Fort Edward Bowling

Fort Edward Bowlers have undefeated season.
Posted on 03/02/2021
Fort Edward Bowlers went undefeated this season! Congratulations everyone! 

Read the great write up by the Post Star below.

As coach Nelson Chase put it, Fort Edward will take a virtual championship over no season at all.

With the coronavirus pandemic forcing high school bowling teams to compete in “virtual matches” at their own home bowling centers, the Flying Forts were able to complete their season without a blemish.

On Wednesday, Fort Edward rolled to the Adirondack League championship to cap off an undefeated 48-0 season, believed to be a first for the small-school bowling power.

“All things considered, it was a fantastic season,” said Chase, who has coached Fort Edward for 23 years, in a phone interview. “We didn’t have anybody out sick, we have kids who are hybrid and kids who are remote, and they all kept coming back and executing.

“This gave the kids, particularly the seniors, a little bit of normal,” he added. “It’s not the same, but it’s something normal.”

For Fort Edward, just having a sport to play was a tribute to a hard-working booster club that stepped in when the school budget was defeated last summer.

“They raised thousands and thousands of dollars,” Chase said. “They came through big-time — and not just for sports, we wouldn’t have had a yearbook or a lot of things without them.”

Bowling at their Broadway Lanes home, the Forts racked up a total pinfall of 6,190, more than 1,100 pins more than runner-up Granville, which finished with 5,031. Lake George was third with 4,758.

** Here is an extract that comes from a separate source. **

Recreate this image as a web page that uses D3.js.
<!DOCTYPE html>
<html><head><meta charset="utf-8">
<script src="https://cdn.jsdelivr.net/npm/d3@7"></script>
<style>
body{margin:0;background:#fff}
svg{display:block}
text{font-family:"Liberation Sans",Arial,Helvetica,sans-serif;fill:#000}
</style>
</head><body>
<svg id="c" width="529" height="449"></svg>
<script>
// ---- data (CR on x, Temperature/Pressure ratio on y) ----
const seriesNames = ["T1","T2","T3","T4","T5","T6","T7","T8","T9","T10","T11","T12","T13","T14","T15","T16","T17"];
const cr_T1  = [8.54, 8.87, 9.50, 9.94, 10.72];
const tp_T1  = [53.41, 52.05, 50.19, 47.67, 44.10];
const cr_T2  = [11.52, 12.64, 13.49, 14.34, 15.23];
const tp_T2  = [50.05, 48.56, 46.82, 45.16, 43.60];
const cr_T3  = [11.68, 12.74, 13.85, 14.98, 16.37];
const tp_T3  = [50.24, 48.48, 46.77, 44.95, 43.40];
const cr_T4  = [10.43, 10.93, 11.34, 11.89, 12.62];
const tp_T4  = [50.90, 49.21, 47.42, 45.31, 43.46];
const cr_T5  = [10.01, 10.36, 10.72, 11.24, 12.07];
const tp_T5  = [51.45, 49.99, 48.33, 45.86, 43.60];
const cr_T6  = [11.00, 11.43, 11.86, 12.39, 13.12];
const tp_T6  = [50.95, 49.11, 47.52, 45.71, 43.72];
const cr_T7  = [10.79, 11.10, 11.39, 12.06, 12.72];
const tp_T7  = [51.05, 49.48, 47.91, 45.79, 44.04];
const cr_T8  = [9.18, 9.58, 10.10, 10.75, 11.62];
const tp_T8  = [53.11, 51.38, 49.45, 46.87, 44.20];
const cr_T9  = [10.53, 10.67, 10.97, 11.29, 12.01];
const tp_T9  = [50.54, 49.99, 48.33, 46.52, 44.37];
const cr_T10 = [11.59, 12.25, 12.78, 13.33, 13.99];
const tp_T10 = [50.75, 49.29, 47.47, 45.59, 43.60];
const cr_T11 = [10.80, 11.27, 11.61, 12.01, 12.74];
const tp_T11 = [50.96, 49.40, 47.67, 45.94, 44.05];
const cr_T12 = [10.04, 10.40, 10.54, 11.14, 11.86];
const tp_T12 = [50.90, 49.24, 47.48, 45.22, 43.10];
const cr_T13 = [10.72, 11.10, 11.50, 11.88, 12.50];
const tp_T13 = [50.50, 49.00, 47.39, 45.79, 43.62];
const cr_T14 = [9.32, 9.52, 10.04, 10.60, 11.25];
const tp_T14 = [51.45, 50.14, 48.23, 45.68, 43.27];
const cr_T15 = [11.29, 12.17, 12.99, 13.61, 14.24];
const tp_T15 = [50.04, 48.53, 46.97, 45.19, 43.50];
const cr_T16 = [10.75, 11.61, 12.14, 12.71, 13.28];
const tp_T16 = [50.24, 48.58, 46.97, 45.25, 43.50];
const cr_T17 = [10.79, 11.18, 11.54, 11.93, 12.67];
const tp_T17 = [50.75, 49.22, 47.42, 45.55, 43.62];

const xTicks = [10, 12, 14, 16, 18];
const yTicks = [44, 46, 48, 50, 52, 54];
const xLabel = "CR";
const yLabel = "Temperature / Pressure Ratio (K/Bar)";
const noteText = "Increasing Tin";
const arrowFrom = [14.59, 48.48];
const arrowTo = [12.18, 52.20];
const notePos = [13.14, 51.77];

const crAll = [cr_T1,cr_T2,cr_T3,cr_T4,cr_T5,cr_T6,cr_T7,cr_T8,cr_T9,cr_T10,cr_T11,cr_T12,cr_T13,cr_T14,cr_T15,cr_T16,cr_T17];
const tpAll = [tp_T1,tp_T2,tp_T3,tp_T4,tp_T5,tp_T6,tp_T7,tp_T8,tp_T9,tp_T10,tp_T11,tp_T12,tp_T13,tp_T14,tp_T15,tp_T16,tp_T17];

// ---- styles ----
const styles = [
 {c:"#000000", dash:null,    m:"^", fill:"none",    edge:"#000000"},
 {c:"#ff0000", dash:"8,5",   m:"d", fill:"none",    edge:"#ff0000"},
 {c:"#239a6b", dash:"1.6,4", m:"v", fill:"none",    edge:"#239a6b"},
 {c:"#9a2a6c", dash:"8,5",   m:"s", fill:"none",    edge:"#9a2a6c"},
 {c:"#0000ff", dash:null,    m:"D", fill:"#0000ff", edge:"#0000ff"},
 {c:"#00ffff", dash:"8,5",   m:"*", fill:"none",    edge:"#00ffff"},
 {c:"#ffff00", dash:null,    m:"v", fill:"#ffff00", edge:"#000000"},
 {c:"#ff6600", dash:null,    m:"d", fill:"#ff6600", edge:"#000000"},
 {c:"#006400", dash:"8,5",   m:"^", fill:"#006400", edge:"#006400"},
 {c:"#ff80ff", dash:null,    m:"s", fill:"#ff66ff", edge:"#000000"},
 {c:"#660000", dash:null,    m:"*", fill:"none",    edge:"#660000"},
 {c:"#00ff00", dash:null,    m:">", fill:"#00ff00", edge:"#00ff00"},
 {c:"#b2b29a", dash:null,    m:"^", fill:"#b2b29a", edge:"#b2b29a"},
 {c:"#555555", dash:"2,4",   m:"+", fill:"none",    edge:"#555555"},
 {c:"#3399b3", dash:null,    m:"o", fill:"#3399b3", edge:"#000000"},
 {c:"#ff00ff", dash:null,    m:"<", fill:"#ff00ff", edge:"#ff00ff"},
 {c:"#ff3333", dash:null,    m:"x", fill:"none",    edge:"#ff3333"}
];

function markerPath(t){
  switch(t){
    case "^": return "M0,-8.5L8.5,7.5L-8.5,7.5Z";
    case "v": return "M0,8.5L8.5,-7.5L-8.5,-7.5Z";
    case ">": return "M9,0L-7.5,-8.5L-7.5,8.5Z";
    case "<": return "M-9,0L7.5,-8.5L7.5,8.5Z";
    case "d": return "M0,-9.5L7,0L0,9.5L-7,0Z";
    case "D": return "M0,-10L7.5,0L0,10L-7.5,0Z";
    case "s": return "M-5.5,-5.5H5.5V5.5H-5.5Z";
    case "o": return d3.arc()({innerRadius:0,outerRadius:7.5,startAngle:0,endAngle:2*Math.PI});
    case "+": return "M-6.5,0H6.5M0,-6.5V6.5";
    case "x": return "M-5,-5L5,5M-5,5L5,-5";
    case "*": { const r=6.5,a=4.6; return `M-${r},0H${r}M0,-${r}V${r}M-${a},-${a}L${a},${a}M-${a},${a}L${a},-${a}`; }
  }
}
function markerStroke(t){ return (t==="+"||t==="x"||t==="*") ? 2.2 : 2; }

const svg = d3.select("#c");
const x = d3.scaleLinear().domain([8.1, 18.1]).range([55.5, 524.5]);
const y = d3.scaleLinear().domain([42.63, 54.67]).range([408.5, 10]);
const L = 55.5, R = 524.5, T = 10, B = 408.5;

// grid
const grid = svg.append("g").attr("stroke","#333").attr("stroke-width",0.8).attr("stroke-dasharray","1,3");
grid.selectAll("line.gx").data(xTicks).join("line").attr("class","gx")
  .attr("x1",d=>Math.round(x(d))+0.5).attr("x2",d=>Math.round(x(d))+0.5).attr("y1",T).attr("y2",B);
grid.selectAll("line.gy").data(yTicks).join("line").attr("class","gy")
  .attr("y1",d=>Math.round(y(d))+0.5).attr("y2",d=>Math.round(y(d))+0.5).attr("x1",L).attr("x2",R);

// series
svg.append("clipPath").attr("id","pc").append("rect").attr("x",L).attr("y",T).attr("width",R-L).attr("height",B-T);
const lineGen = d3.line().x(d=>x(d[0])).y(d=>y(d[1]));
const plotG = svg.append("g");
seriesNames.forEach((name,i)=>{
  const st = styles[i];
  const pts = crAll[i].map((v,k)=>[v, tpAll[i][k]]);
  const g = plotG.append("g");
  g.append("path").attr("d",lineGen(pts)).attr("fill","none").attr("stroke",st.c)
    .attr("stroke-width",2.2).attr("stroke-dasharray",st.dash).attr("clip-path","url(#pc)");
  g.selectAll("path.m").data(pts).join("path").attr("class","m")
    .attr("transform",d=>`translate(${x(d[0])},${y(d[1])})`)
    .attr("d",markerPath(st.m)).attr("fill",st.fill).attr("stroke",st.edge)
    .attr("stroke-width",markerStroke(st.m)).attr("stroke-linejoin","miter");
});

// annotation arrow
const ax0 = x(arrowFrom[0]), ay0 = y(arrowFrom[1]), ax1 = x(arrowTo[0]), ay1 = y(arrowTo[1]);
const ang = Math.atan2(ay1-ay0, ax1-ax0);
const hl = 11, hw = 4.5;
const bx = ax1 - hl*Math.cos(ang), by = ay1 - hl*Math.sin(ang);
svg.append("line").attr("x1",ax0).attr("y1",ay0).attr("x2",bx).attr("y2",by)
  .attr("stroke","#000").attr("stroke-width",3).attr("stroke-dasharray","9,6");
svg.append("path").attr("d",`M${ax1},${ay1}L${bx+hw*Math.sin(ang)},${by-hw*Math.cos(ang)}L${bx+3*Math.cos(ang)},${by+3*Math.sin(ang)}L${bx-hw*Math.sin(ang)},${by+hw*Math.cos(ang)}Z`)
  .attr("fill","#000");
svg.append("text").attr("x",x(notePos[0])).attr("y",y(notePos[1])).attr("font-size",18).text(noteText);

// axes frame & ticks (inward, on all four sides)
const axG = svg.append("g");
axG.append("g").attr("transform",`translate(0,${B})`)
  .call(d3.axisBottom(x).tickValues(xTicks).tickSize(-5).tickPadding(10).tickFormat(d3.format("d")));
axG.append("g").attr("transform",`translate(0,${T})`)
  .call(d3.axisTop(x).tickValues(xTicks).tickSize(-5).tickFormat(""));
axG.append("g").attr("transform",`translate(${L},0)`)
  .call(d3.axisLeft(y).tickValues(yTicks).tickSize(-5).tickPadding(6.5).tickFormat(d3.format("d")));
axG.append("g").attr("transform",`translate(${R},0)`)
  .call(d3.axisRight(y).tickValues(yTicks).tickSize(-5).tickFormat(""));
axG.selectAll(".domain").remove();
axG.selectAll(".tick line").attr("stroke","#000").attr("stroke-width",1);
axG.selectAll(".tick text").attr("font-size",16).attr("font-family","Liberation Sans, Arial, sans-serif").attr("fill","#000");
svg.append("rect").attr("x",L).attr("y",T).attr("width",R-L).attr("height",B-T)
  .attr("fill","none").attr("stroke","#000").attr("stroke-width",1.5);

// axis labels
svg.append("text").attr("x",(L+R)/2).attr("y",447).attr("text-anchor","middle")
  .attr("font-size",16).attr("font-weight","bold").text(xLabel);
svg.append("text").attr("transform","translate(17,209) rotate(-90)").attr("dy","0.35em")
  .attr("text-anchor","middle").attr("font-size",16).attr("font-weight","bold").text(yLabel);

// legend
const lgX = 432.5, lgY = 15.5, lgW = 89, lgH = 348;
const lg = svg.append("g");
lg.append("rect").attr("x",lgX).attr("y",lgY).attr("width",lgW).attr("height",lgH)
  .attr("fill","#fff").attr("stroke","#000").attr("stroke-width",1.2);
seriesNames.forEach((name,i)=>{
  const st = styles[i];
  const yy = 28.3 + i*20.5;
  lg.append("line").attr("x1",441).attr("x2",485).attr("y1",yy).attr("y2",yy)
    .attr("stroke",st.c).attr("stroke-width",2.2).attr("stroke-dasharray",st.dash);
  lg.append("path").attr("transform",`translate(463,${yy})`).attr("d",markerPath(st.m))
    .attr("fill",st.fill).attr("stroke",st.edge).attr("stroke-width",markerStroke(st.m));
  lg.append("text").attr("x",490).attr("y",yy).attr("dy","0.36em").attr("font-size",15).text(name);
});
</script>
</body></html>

Fort Edward’s Brenton DeLisle rolled the high six-game series of 1,368, followed by Lake George’s Garrett Dunsmore with a 1,284.

The Forts’ Edward Amell earned the award for a high triple of 692, followed by teammate Mark Humphreys with a 637 series. Whitehall’s Kaleb Lyman had the high single game of 247, with Fort Edward’s Andrew Fish and Granville’s Lane Mattison both rolling a 244.

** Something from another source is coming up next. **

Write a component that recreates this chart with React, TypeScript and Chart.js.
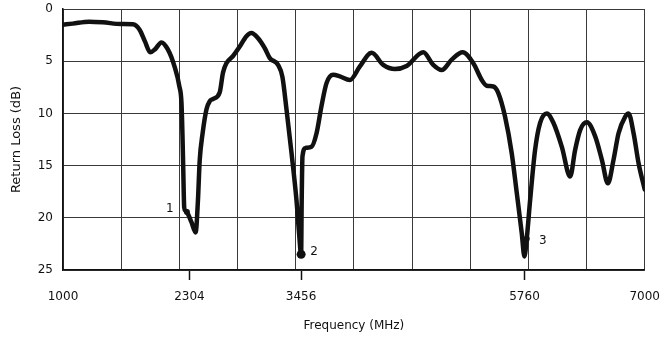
import React, { useEffect, useRef } from "react";
import { Chart, registerables } from "chart.js";

Chart.register(...registerables);

// Frequency (MHz) and return loss (dB)
const freqMHz = [
  1000, 1100, 1270, 1410, 1600, 1720, 1790, 1845, 1900, 1950, 2015, 2080, 2150, 2200,
  2222, 2232, 2240, 2250, 2260, 2278, 2324, 2368, 2392, 2410, 2440, 2480, 2515, 2550,
  2616, 2650, 2685, 2754, 2823, 2892, 2943, 3012, 3081, 3133, 3218, 3263, 3305, 3357,
  3408, 3435, 3456, 3462, 3470, 3504, 3563, 3615, 3666, 3718, 3786, 3855, 3959, 4062,
  4183, 4303, 4423, 4544, 4716, 4819, 4906, 5009, 5122, 5232, 5319, 5370, 5439, 5490,
  5559, 5628, 5680, 5732, 5759, 5783, 5818, 5869, 5921, 5990, 6058, 6145, 6231, 6282,
  6334, 6403, 6489, 6558, 6620, 6678, 6730, 6799, 6833, 6885, 6937, 7000,
];
const returnLossDb = [
  1.5, 1.4, 1.22, 1.28, 1.44, 1.47, 1.98, 3.1, 4.15, 3.85, 3.2, 3.85, 5.5, 7.4,
  9.0, 12.0, 15.2, 19.0, 19.3, 19.45, 20.4, 21.4, 18.3, 14.5, 11.9, 9.6, 8.8, 8.6,
  8.0, 6.1, 5.2, 4.5, 3.6, 2.6, 2.3, 2.8, 3.75, 4.7, 5.35, 6.5, 9.6, 13.8,
  18.3, 21.5, 23.5, 18.3, 14.1, 13.3, 13.2, 11.9, 9.3, 7.1, 6.3, 6.45, 6.8, 5.5,
  4.2, 5.35, 5.75, 5.45, 4.15, 5.35, 5.85, 4.85, 4.15, 5.2, 6.8, 7.35, 7.42, 8.05,
  10.3, 13.8, 17.6, 21.5, 23.7, 22.0, 18.3, 13.5, 10.9, 10.0, 10.9, 13.2, 16.05, 13.5,
  11.6, 10.85, 12.2, 14.45, 16.7, 14.45, 11.9, 10.3, 10.0, 11.9, 14.8, 17.3,
];

// Marked points
const markerNames = ["1", "2", "3"];
const markerFreq = [2278, 3456, 5783];
const markerDb = [19.45, 23.5, 22.0];

// Axis ticks
const xGridTicks = [1000, 1600, 2200, 2800, 3400, 4000, 4600, 5200, 5800, 6400, 7000];
const xLabelTicks = [1000, 2304, 3456, 5760, 7000];
const yTicks = [0, 5, 10, 15, 20, 25];

const FONT = "'DejaVu Sans', 'Liberation Sans', sans-serif";

export default function App() {
  const canvasRef = useRef<HTMLCanvasElement | null>(null);

  useEffect(() => {
    const canvas = canvasRef.current;
    if (!canvas) return;

    const allXTicks = Array.from(new Set([...xGridTicks, ...xLabelTicks])).sort((a, b) => a - b);
    const markTicks = xLabelTicks.filter((v) => v !== 1000 && v !== 7000);
    const labelOffsets = [
      [-17, -3],
      [13, -2],
      [16, 2],
    ];

    const markerLabels = {
      id: "markerLabels",
      afterDatasetsDraw(chart: any) {
        const ctx = chart.ctx;
        const xs = chart.scales.x;
        const ys = chart.scales.y;
        ctx.save();
        ctx.fillStyle = "#111";
        ctx.font = `12px ${FONT}`;
        ctx.textAlign = "center";
        ctx.textBaseline = "middle";
        markerNames.forEach((name, i) => {
          const px = xs.getPixelForValue(markerFreq[i]) + labelOffsets[i][0];
          const py = ys.getPixelForValue(markerDb[i]) + labelOffsets[i][1];
          ctx.fillText(name, px, py);
        });
        ctx.restore();
      },
    };

    const chart = new Chart(canvas, {
      type: "line",
      data: {
        datasets: [
          {
            data: freqMHz.map((f, i) => ({ x: f, y: returnLossDb[i] })),
            borderColor: "#111",
            borderWidth: 4.5,
            pointRadius: 0,
            cubicInterpolationMode: "monotone",
            borderJoinStyle: "round",
            borderCapStyle: "round",
            fill: false,
          },
          {
            data: markerFreq.map((f, i) => ({ x: f, y: markerDb[i] })),
            showLine: false,
            pointRadius: [3, 4.5, 3],
            pointBackgroundColor: "#111",
            pointBorderColor: "#111",
            pointBorderWidth: 0,
          },
        ],
      },
      options: {
        responsive: false,
        animation: false,
        events: [],
        layout: { padding: { top: 9, right: 25, left: 0, bottom: 0 } },
        plugins: {
          legend: { display: false },
          tooltip: { enabled: false },
        },
        scales: {
          x: {
            type: "linear",
            min: 1000,
            max: 7000,
            afterBuildTicks: (axis: any) => {
              axis.ticks = allXTicks.map((v) => ({ value: v }));
            },
            afterFit: (axis: any) => {
              axis.height = 68;
            },
            ticks: {
              autoSkip: false,
              maxRotation: 0,
              padding: 10,
              color: "#111",
              font: { family: FONT, size: 12 },
              callback: (v: any) => (xLabelTicks.includes(Number(v)) ? String(v) : ""),
            },
            grid: {
              color: (ctx: any) =>
                ctx.tick && xGridTicks.includes(ctx.tick.value) ? "#3a3a3a" : "rgba(0,0,0,0)",
              tickColor: (ctx: any) =>
                ctx.tick && markTicks.includes(ctx.tick.value) ? "#111" : "rgba(0,0,0,0)",
              lineWidth: 1,
              tickWidth: 1.5,
              tickLength: 10,
              drawTicks: true,
            },
            border: { display: true, color: "#111", width: 1.5 },
            title: {
              display: true,
              text: "Frequency (MHz)",
              color: "#111",
              font: { family: FONT, size: 12 },
              padding: { top: 4, bottom: 5 },
            },
          },
          y: {
            type: "linear",
            reverse: true,
            min: 0,
            max: 25,
            afterBuildTicks: (axis: any) => {
              axis.ticks = yTicks.map((v) => ({ value: v }));
            },
            afterFit: (axis: any) => {
              axis.width = 63;
              axis.paddingTop = 0;
              axis.paddingBottom = 0;
            },
            ticks: {
              padding: 10,
              color: "#111",
              font: { family: FONT, size: 12 },
            },
            grid: {
              color: "#3a3a3a",
              lineWidth: 1,
              drawTicks: false,
            },
            border: { display: true, color: "#111", width: 1.5 },
            title: {
              display: true,
              text: "Return Loss (dB)",
              color: "#111",
              font: { family: FONT, size: 13 },
              padding: { top: 9, bottom: 4 },
            },
          },
        },
      },
      plugins: [markerLabels],
    } as any);

    return () => chart.destroy();
  }, []);

  return (
    <div
      style={{
        position: "absolute",
        left: 0,
        top: 0,
        width: 670,
        height: 338,
        background: "#fff",
      }}
    >
      <canvas ref={canvasRef} width={670} height={338} style={{ display: "block" }} />
    </div>
  );
}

Dillon Perkins, Chris Yasko and Isaac Virtue rounded out Fort Edward’s seven-man roster for Wednesday’s tournament.

“Our five strongest have all bowled in our Saturday (youth) program since they were young elementary school kids,” Chase said. “My No. 6, Chris Yasko, he’s mainly a basketball guy, but with no basketball to start the season, we said, ‘Go grab your bowling ball,’ and he did.”

Chase said the Adirondack League figured out a virtual season schedule shortly before bowling was announced as one of the “low-risk” high school sports that could start practice in December.

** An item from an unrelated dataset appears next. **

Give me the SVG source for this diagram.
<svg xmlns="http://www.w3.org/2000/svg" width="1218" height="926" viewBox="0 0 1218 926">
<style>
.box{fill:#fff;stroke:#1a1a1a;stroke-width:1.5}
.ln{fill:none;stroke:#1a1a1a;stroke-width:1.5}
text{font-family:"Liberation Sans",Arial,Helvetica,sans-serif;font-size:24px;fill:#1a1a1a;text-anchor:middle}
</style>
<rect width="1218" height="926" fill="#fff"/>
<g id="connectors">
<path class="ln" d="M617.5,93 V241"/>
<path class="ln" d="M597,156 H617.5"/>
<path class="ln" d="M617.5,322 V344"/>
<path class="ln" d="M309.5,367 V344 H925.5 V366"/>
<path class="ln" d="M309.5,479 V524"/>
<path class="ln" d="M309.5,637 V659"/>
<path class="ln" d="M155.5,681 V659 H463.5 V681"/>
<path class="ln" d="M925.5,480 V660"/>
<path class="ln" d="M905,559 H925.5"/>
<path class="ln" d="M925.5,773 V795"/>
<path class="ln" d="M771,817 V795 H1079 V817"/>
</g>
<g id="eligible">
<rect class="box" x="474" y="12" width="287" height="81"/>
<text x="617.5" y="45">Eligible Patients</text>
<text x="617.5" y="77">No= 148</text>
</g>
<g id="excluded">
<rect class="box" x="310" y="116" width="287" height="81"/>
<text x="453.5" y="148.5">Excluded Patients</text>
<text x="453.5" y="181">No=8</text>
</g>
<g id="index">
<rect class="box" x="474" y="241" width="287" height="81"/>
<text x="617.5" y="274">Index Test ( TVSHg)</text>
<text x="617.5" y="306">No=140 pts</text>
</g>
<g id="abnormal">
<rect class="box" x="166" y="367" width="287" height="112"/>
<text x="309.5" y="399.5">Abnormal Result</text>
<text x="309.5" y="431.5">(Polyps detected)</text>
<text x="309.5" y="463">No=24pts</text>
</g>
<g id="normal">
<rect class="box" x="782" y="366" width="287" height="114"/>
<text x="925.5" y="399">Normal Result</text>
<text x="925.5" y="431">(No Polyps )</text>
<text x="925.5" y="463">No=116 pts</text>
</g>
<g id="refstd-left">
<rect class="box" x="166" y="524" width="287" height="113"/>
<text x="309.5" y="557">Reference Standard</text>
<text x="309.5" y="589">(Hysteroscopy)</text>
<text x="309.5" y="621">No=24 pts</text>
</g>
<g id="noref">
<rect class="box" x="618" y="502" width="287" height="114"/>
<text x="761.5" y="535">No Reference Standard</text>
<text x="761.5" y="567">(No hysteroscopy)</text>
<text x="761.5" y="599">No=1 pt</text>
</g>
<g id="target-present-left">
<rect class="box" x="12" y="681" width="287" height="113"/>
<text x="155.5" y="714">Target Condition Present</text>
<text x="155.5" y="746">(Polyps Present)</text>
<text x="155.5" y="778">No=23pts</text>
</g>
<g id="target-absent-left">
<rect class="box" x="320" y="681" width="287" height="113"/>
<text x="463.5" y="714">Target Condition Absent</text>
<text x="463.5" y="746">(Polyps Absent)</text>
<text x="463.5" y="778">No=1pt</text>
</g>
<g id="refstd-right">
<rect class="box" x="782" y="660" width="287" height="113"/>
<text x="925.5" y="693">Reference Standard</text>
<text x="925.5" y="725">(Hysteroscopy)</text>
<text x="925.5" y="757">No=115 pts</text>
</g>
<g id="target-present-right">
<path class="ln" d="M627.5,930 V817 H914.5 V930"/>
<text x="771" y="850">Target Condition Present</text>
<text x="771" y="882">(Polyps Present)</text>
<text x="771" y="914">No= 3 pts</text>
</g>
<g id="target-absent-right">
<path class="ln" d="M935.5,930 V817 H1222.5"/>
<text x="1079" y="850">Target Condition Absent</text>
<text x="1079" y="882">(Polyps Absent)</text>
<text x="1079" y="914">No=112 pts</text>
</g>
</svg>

Bowling matches would be contested at each team’s home site, with scores reported and compared afterward.

“We made up a regular league schedule, but everything would be done at your home bowling center,” Chase said. “With Lake George, North Warren and Hadley-Luzerne all using the same center (Lake George Lanes & Games), I had to rotate it through them — they didn’t want more than two teams there at a time.”



Working with the area bowling centers, Chase came up with protocols to promote masks, social distancing and clean, assigned team areas. Bowling centers have installed plexiglass barriers between lanes and removed some seating to comply with state regulations.

“It looked different, but it’s way better than no season, no tournament,” Chase said.